Kritik zu Goldhammer – The Retired Whore
Die Dokumentarfilmer Pablo Ben Yakov und André Krummel lassen auf ihren umstrittenen »Lord Of The Toys« ein weiteres schwieriges, weil nie wertendes Porträt eines Charakters der rechtspopulistischen Szene folgen
Das große Problem bei Dokumentarfilmen ist die Frage der Kontrolle. Wer entscheidet, wohin die Reise geht und was der Film am Ende sein soll? Wenn das Objekt der Darstellung und die Regie offensichtlich unterschiedliche Ziele haben, kann ein solches Vorhaben kaum mehr gelingen. Die Spannung des Films verschiebt sich dann auf eine andere Ebene, und man denkt unwillkürlich aus zwei Perspektiven. In Fall von »Goldhammer« zum einen aus der des schwulen, gutaussehenden Marcel Goldammer, der irgendwann seine provinzielle Heimat verlässt, in Berlin als Schauspieler und Sexarbeiter sein Geld verdient und dann in die AfD eintritt. Zum anderen aus der der Filmemacher André Krummel und Pablo Ben Yakov, die fasziniert sind von dem Charisma ihrer Hauptfigur, ihm, dem alles zu gelingen scheint, folgen und irgendwann Teil einer völlig überfrachteten Kunstwelt werden, in der sich Marcel Goldammer von einer Identität zur nächsten schwingt. Die Kamera ändert plötzlich ihre Funktion. War sie erst Medium der teilnahmslosen Beobachtung, so wird sie jetzt zum Instrument der Selbstinszenierung. Aus dem kleinen Vogel (Goldammer) wird im Laufe der Geschichte, ohne dass es groß auffällt, durch Hinzufügen eines stimmlosen Buchstabens ein Superheld (Goldhammer).

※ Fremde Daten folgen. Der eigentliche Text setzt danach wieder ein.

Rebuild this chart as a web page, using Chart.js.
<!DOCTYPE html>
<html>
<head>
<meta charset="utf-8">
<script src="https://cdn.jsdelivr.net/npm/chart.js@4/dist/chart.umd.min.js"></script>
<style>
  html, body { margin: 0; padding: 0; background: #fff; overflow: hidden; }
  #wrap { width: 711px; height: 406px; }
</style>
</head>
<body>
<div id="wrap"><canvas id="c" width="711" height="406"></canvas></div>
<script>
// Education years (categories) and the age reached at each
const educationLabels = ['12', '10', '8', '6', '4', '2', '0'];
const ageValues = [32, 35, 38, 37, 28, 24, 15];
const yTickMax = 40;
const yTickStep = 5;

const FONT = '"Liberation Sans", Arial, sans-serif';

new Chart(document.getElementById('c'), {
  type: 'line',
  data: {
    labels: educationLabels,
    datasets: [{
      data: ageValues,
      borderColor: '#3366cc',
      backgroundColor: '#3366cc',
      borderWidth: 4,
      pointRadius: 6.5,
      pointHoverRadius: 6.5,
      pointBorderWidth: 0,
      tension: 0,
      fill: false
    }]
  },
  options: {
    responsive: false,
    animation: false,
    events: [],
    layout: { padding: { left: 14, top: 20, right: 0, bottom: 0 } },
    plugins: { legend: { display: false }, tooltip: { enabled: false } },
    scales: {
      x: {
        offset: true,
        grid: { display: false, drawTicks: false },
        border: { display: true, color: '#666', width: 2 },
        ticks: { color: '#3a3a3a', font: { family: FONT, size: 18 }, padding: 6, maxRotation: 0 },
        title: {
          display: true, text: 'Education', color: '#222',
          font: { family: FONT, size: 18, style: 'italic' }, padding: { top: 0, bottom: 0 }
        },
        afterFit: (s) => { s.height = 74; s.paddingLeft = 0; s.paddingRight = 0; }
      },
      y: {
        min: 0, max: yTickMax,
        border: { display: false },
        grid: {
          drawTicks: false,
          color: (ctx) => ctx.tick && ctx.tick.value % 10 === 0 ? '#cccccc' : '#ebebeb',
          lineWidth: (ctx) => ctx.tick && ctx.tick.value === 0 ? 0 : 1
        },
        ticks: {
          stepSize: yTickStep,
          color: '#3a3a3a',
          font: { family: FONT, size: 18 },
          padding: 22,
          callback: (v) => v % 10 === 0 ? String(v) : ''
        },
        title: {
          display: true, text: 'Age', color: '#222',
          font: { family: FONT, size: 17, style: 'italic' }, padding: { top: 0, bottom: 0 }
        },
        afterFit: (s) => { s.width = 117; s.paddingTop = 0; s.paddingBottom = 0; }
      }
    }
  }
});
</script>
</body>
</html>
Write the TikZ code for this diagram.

Als der Film beim Max-Ophüls-Preis in Saarbrücken gezeigt wurde, trat ein selbstsicherer Goldammer auf, der auch der Identität des rechten Politikers schon wieder abgeschworen hatte und den Film als Propagandainstrument in eigener Sache zu nutzen wusste.
Wie kann so etwas passieren? Wenn man eine Lebensgeschichte präsentiert bekommt, die außergewöhnlich klingt und einen in unbekannte Gebiete führt, dann ist man schnell bereit, ihr zu folgen. Marcel Goldammer verkehrt als Stricher mit dem reichen Jetset, geht dann nach Israel, nimmt den jüdischen Glauben an, wird Aktivist und lernt dann einen sehr reichen Chinesen kennen, der ihm ein aufwendiges Leben finanziert. Ohne Schulabschluss lernt er fünf Sprachen fließend, darunter Chinesisch und Japanisch, und macht durch seine Zielsicherheit Eindruck. Mehr aus Langeweile als aus Provokationsdrang schließt er sich dann der AfD an und wird als homosexueller Jude Rechtspopulist.
Was klingt wie eine Farce aus der Feder von Sacha Baron Cohen ist aber ein ernstes Spiel mit den Möglichkeiten der Realität. Goldammers buntes, extravagantes Leben, in dem alles konsumiert wird, Körper, Drogen und Einstellungen, ist ein oberflächlicher Rausch ohne Bodenhaftung. Wenn aus der anfänglichen Attraktivität der Figur ein abstoßender Charakter wird, dann erscheint das aber weniger als Leistung des Films, sondern der Figur. Es bleibt dem Zuschauer überlassen, die manipulative Kraft von Marcel Goldammer zu durchschauen und sich dagegen zur Wehr zu setzen. Der Film selbst zeigt keine Haltung, er läuft Marcel Goldammer gleichsam hinterher, bis zur letzten Einstellung. Die Faszination seiner künstlichen Glitzerwelt bleibt auf sträfliche Weise ungebrochen.